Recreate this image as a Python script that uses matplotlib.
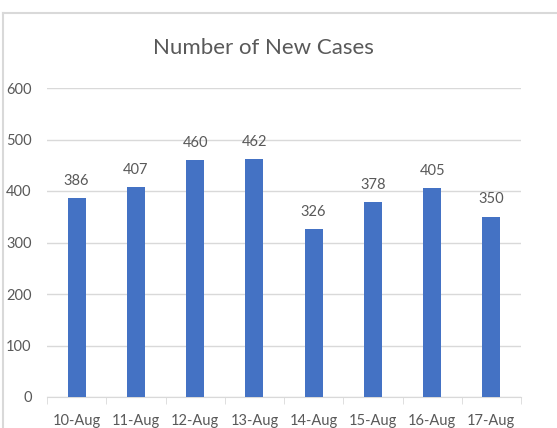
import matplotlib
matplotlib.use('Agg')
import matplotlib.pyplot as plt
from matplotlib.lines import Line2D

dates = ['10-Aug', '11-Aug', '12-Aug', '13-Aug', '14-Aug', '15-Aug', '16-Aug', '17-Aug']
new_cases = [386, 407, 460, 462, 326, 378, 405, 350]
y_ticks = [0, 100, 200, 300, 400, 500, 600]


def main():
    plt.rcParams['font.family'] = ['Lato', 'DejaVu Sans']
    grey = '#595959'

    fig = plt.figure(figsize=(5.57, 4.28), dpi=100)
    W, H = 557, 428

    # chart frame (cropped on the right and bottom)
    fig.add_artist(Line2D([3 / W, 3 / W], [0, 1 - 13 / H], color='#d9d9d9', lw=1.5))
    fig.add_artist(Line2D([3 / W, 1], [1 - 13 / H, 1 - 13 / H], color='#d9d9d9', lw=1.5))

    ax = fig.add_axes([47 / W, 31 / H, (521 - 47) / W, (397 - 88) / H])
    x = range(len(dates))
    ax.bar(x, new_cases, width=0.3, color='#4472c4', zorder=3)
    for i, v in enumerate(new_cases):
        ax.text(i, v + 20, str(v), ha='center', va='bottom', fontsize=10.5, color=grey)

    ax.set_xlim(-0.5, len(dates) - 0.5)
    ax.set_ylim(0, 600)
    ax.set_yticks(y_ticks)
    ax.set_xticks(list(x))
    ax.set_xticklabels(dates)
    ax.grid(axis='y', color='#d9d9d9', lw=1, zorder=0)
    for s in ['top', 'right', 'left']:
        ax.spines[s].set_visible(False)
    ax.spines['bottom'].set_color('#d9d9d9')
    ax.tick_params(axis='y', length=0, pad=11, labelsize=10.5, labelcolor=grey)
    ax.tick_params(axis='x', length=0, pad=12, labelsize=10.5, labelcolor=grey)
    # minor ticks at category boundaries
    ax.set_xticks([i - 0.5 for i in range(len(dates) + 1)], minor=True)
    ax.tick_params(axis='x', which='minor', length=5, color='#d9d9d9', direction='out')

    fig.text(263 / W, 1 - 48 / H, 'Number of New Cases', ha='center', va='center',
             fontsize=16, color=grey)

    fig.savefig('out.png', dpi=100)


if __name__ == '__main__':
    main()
===============
▶ **Direction**:
Would you reproduce the lines above, from the very first through the line containing "from matplotlib.lines import Line2D", exactly and without the pictures?

▶ **Correct response**:
Recreate this image as a Python script that uses matplotlib.
import matplotlib
matplotlib.use('Agg')
import matplotlib.pyplot as plt
from matplotlib.lines import Line2D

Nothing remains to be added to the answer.